Opening night did well, Friday night’s take topped $14M.  With the strong opening night, the pundits projected a $50M weekend, but the entire weekend take barely cleared $30M.  Why the tail off?  According to some, it was the Twitter effect.  Early Twitter reviews of the movie were, to put it mildly, not that good.  In one of the articles, author Sharon Waxman claims that thanks to the speed at which word of mouth travels in social media, “the weekend box office has now shrunk to a single day: Friday.”  What used to take a week or so to become broadly disseminated – movie reviews – now happens in real time from real people, and the business impact is immediate.  Think about it – could Twitter have actually cost Bruno’s backers $20M in revenue?

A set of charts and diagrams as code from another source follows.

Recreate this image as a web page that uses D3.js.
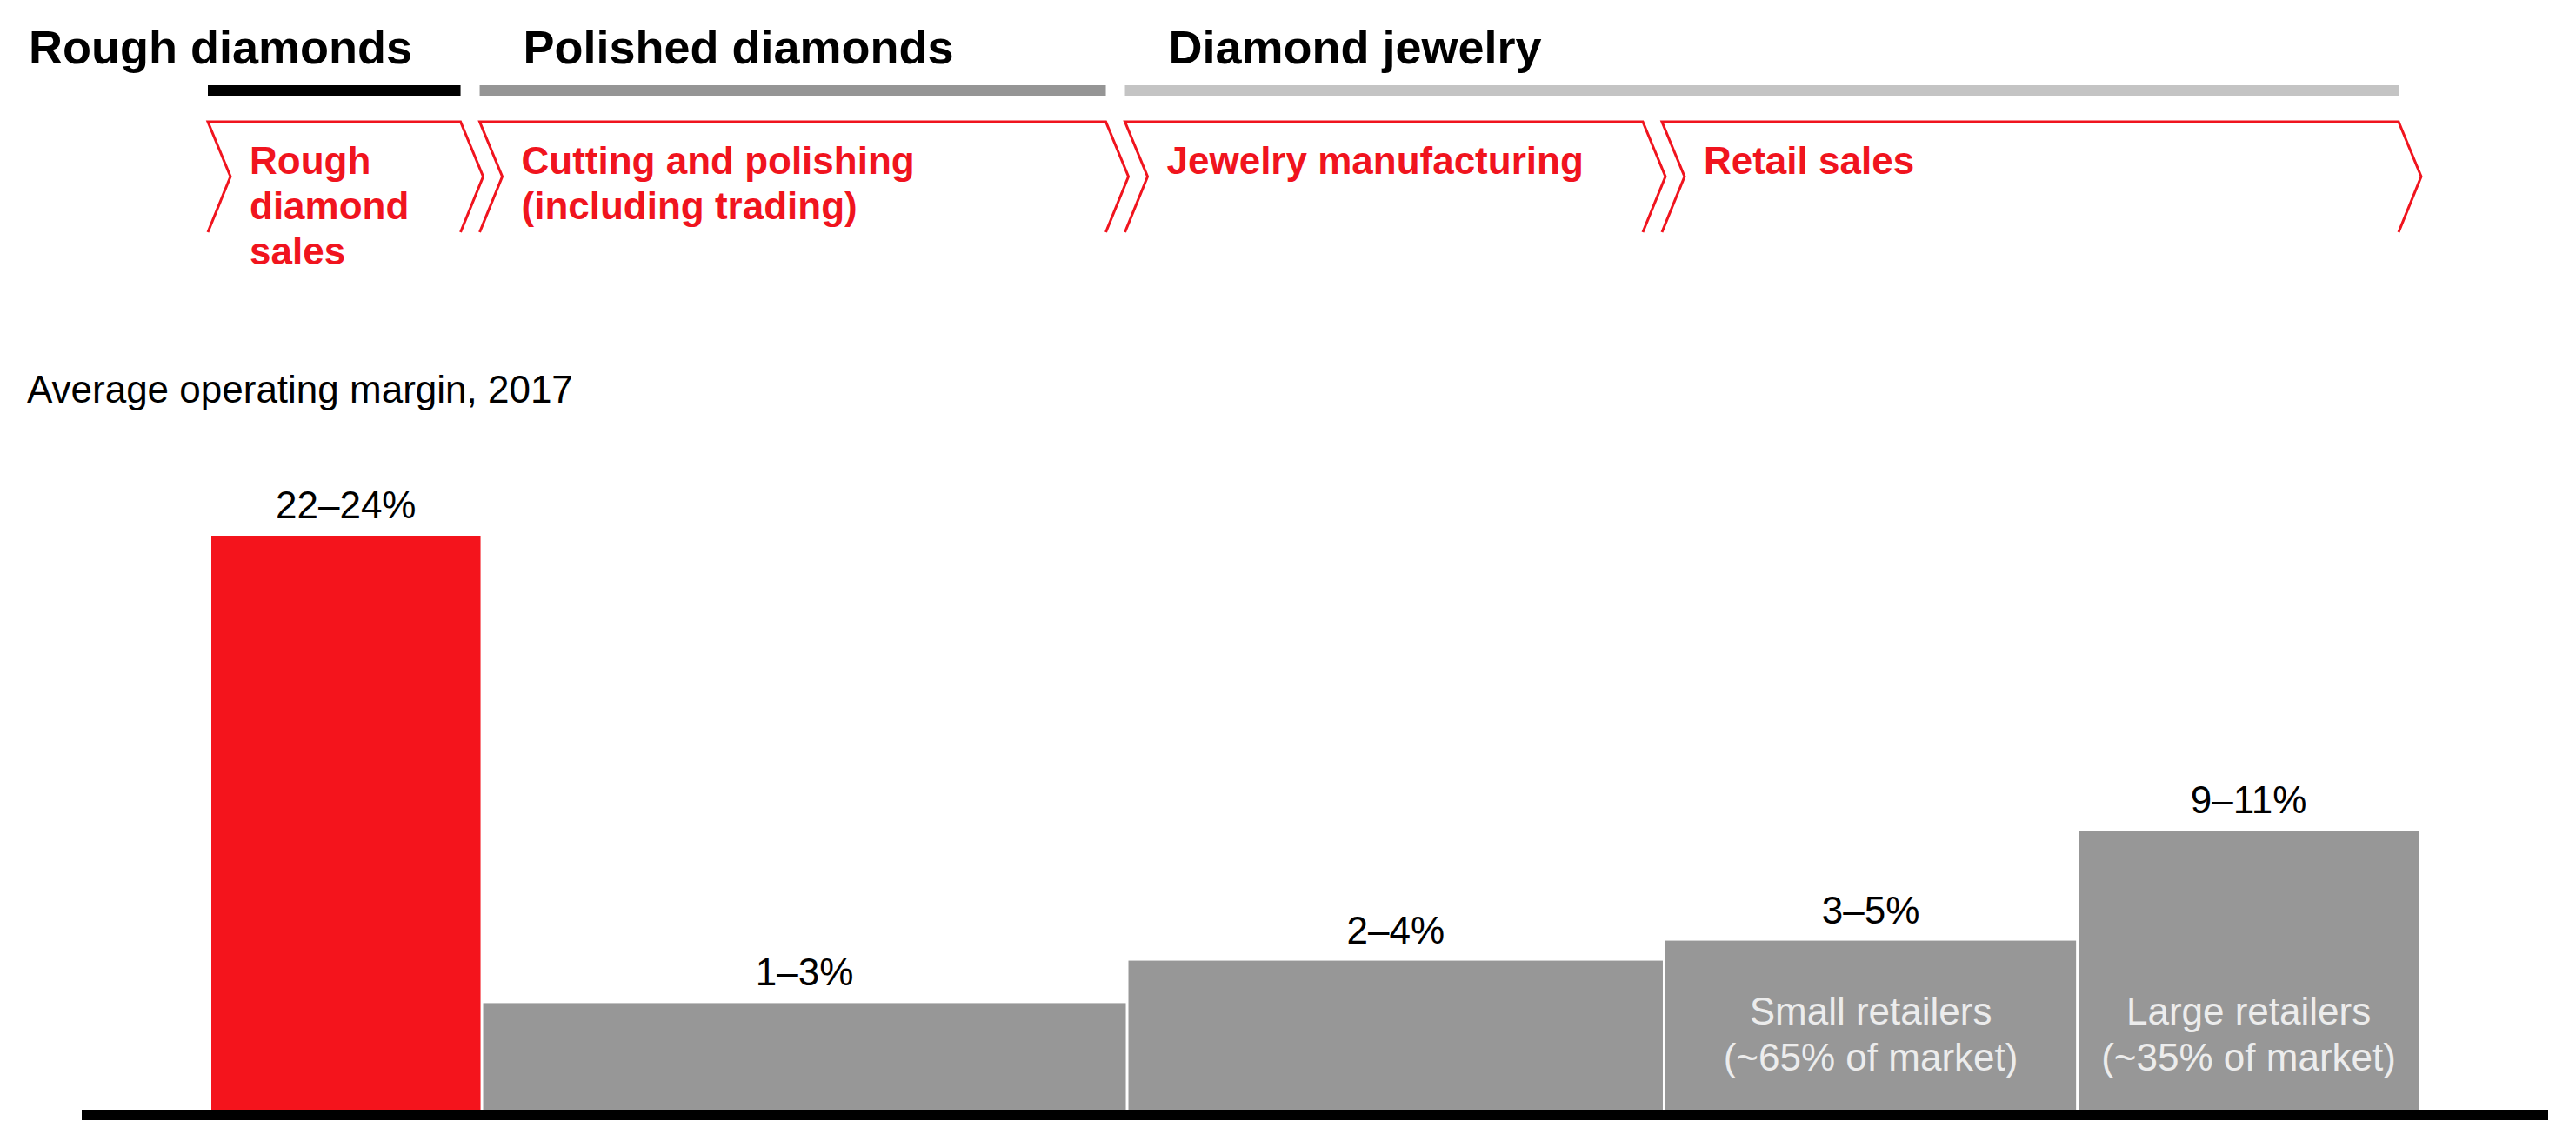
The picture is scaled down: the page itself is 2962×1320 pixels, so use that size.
<!DOCTYPE html>
<html>
<head>
<meta charset="utf-8">
<script src="https://cdn.jsdelivr.net/npm/d3@7"></script>
<style>
  html, body { margin: 0; padding: 0; background: #ffffff; }
  svg { display: block; }
  text { font-family: "Liberation Sans", Arial, Helvetica, sans-serif; }
</style>
</head>
<body>
<svg id="chart" width="2962" height="1320"></svg>
<script>
// ---------- DATA ----------
const columns = ["Rough diamond sales", "Cutting and polishing", "Jewelry manufacturing", "Small retailers", "Large retailers"];
const marginLabels = ["22–24%", "1–3%", "2–4%", "3–5%", "9–11%"];
// bar heights as drawn in the picture (stylised, in margin-% units)
const barValues = [23, 4.3, 6.0, 6.8, 11.2];
// relative column widths as drawn (share of chart width, %)
const columnShare = [12.3, 29.2, 24.3, 18.7, 15.5];
const innerLabels = [null, null, null, ["Small retailers", "(~65% of market)"], ["Large retailers", "(~35% of market)"]];

const stageNames = [["Rough", "diamond", "sales"], ["Cutting and polishing", "(including trading)"], ["Jewelry manufacturing"], ["Retail sales"]];
const stageColumns = [[0, 0], [1, 1], [2, 2], [3, 4]];

const productNames = ["Rough diamonds", "Polished diamonds", "Diamond jewelry"];
const productStages = [[0, 0], [1, 1], [2, 3]];

const subtitle = "Average operating margin, 2017";

// ---------- STYLE ----------
const RED = "#F0141E";
const BAR_RED = "#F4141C";
const BAR_GRAY = "#979797";
const productColors = ["#000000", "#959595", "#C4C4C4"];

// ---------- SCALES ----------
const svg = d3.select("#chart");
const edges = [0];
columnShare.forEach(w => edges.push(edges[edges.length - 1] + w));
const x = d3.scaleLinear().domain([0, edges[edges.length - 1]]).range([241.5, 2782.5]);
const y = d3.scaleLinear().domain([0, 23]).range([1277, 616]);

// chevron geometry derived from columns
const chevTop = 140, chevBot = 267, chevMid = 203, depth = 26;
const stages = stageColumns.map(([a, b], i) => ({
  left: x(edges[a]) - 2.5,
  right: x(edges[b + 1]) - 24.5,
  lines: stageNames[i]
}));

// ---------- PRODUCT HEADERS ----------
productStages.forEach(([a, b], i) => {
  const l = stages[a].left, r = stages[b].right;
  svg.append("rect").attr("x", l).attr("y", 98).attr("width", r - l).attr("height", 12)
    .attr("fill", productColors[i]);
  svg.append("text")
    .attr("x", i === 0 ? 33 : l + 50).attr("y", 73)
    .attr("font-size", 54).attr("font-weight", "bold").attr("fill", "#000")
    .text(productNames[i]);
});

// ---------- CHEVRONS (open at the bottom) ----------
stages.forEach(s => {
  const pts = [
    [s.right, chevBot], [s.right + depth, chevMid], [s.right, chevTop],
    [s.left, chevTop], [s.left + depth, chevMid], [s.left, chevBot]
  ];
  svg.append("path")
    .attr("d", "M" + pts.map(p => p.join(",")).join("L"))
    .attr("fill", "none").attr("stroke", RED).attr("stroke-width", 3)
    .attr("stroke-linejoin", "miter");
  const t = svg.append("text").attr("font-size", 44).attr("font-weight", "bold").attr("fill", RED);
  s.lines.forEach((ln, k) => {
    t.append("tspan").attr("x", s.left + 48).attr("y", 200 + k * 52).text(ln);
  });
});

// ---------- SUBTITLE ----------
svg.append("text").attr("x", 31).attr("y", 463).attr("font-size", 44).attr("fill", "#000").text(subtitle);

// ---------- BARS ----------
const bars = columns.map((c, i) => ({ name: c, v: barValues[i], x0: edges[i], x1: edges[i + 1], label: marginLabels[i], inner: innerLabels[i] }));

svg.selectAll("rect.bar").data(bars).enter().append("rect")
  .attr("class", "bar")
  .attr("x", d => x(d.x0) + 1.5)
  .attr("width", d => x(d.x1) - x(d.x0) - 3)
  .attr("y", d => y(d.v))
  .attr("height", d => y(0) + 4 - y(d.v))
  .attr("fill", (d, i) => i === 0 ? BAR_RED : BAR_GRAY);

svg.selectAll("text.val").data(bars).enter().append("text")
  .attr("class", "val")
  .attr("x", d => (x(d.x0) + x(d.x1)) / 2)
  .attr("y", d => y(d.v) - 20)
  .attr("text-anchor", "middle").attr("font-size", 44).attr("fill", "#000")
  .text(d => d.label);

bars.forEach(d => {
  if (!d.inner) return;
  const t = svg.append("text").attr("text-anchor", "middle").attr("font-size", 44).attr("fill", "#ECECEC");
  d.inner.forEach((ln, k) => {
    t.append("tspan").attr("x", (x(d.x0) + x(d.x1)) / 2).attr("y", 1178 + k * 53).text(ln);
  });
});

// ---------- BASELINE ----------
svg.append("line").attr("x1", 94).attr("x2", 2930).attr("y1", y(0) + 5).attr("y2", y(0) + 5)
  .attr("stroke", "#000").attr("stroke-width", 12);
</script>
</body>
</html>
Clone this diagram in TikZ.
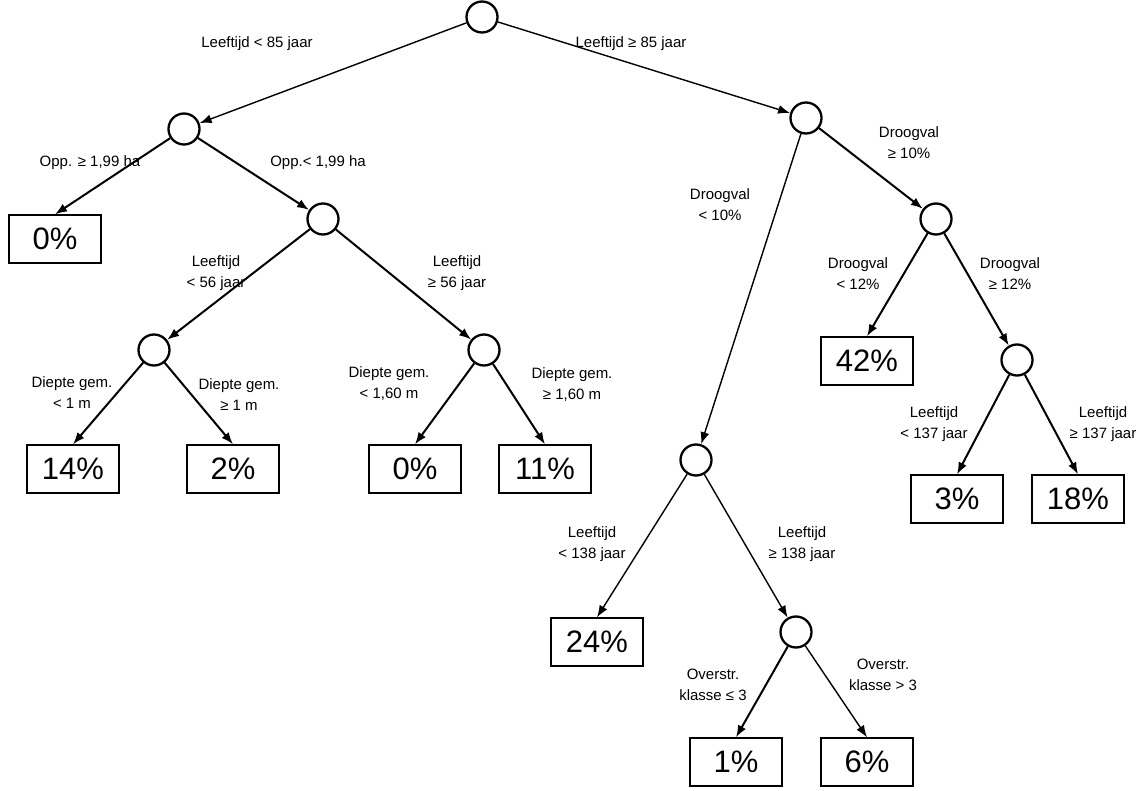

We all saw an example of Social Media’s impact in the storage world a month or two ago when HDS was trounced by the storage industry Twitterati as lacking depth and sufficient substance for all the buzz it was making when it announced its High Availability Manager.  Many in the storage world expected a new platform or major platform refresh – so an announcement about front end clustering fell short.  Thanks to Twitter, HDS was immediately placed on the defensive and was attacked from all angles.  At that time, Steve blogged about the speed and efficiency of Twitter as a platform to instantly get the word out about something – anything – and the beating HDS was taking.  The fact that HDS never set false expectations didn’t matter – for whatever reason, certain people expected certain things and when it didn’t happen, they found that they had an immediate means to voice their disapproval.  But I don’t think the full meaning of what happened really hit home for me until I saw the actual dollar impact of a stream of negative tweets, granted its based on a consumer market – movie theater revenue – but there is a lesson to be learned here about the power of instant mass communication.

Last week, we saw a more positive Twitter impact (is that a Twimpact?) when Rackspace had an outage and used Twitter as a mass communications platform to keep users apprised of the actions it was taking and the status of its data center.  The bad news though, thanks to Twitter, an awful lot of people knew about the outage immediately.  But Rackspace used social media to its full advantage and communicated openly, honestly, and often, probably saving thousands of dollars in avoided call center incident handling and tracking.  Rackspace’s transparency means a lot, it creates an atmosphere of trust.  We all know that no technology is perfect, but it is not the failures that make or break companies, it is how the failures are handled that does.

The potential social media impact is unprecedented, in both a positive and negative sense: it is the telephone game on steroids.  A lot of companies understand the possible impact of social media, it has become a permanent fixture in both our personal and professional lives, but we all still have a lot to learn.